Convert string to integer recursively?

Question

Here is a simple function that converts a string to an integer.

int str2int(char *str)
{
    int ret = 0;
    char *c;

    for (c = str; (*c != '\0') && isdigit(*c); ++c)
        ret = ret*10 + *c - '0';

    return ret;
}

As an exercise, I'd like to write a recursive function that does the same thing. This is what I came up with.

int str2int2(char *c, int *i)
{
    if (*c == '\0' || !isdigit(*c))
        return *i;

    *i = *i * 10 + *c - '0';

    return str2int2(c + 1, i);
}

.
.
int i = 0;
.
... str2int2(str, &i);

Is there a way to write the recursive function without using the extra int* argument?

Answer 1

I think you may use horner scheme in order not to keep any 'i'.

You must reverse the string (yeah quit ugly) and then you can simply use:

int str2int (char* str)
{
    if (*str+1)
    {
     return 10*str2int(str+1)+(*str-'0');
    }
    return 0;
}

Answer 2

Well, you could hide the functionality from the person using the function. So you will have a function named int str2int(char *str) which will call int str2int(char *c, int *i) thereafter.

It's how I've done it in the past.

Answer 3

Sure, it's easy enough, but you need to write two functions, one with an accumulator, like this:

int str2int_rec(char *c, int accum)
{
    if (!c || !*c || !isdigit(*c))
        return accum;

    return str2int_rec(c + 1, accum * 10 + (*c - '0'));
}

int str2int(char *c)
{
    return str2int_rec(c, 0);
}

Answer 4

One way could involve passing the length of the digit as an argument so we can read backwards efficiently:

int strtoi(char *c, size_t l)
{
    return l ? c[l-1] - '0' + 10 * strtoi(c, l - 1) : 0;
}

Then call it like this:

int i = strtoi("432", 3);

Or:

char *c = "432";
int i = strtoi(c, strlen(c));

But it's not always optimal to bother with the length of a string.

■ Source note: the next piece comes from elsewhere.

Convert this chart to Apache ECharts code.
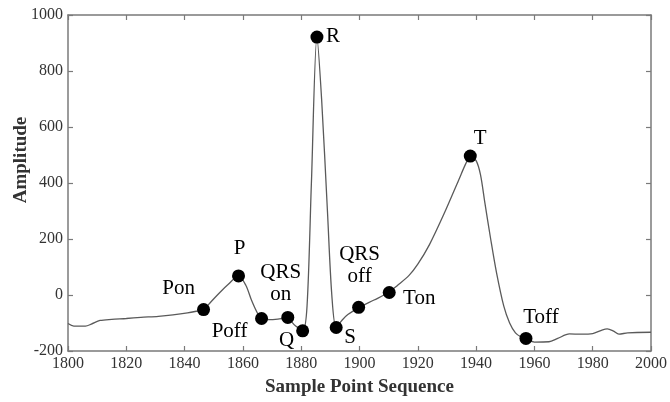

Plus, if a string has characters after a number, we'd have to factor that in manually, because this function won't do it for us. We can't (shouldn't) use strlen() inside our function to avoid having to pass arguments, because that can cause a considerable slowdown to recalculate the string's length every time. Surely there must be a way to do this from the beginning, even if we have to bring out the heavy artillery:

int strtoi(char *c)
{
    if(!isdigit(*c)) return 0;
    int i = strtoi(c + 1);
    return i + pow(10, (int)(log(i + 1)/log(10)) + (i != 0)) * (*c - '0');
}

And no, that (int) cast isn't optional. Basically, all of that math calculates the power of 10 we need to multiply our current digit by, based on the number returned by the last recursive call.

I understand this is probably a learning exercise, but recursion is not the be-all, end-all of programming. In some languages, and for some tasks, it is what some, myself included, would call beautiful, but from the looks of it this is not one of those cases.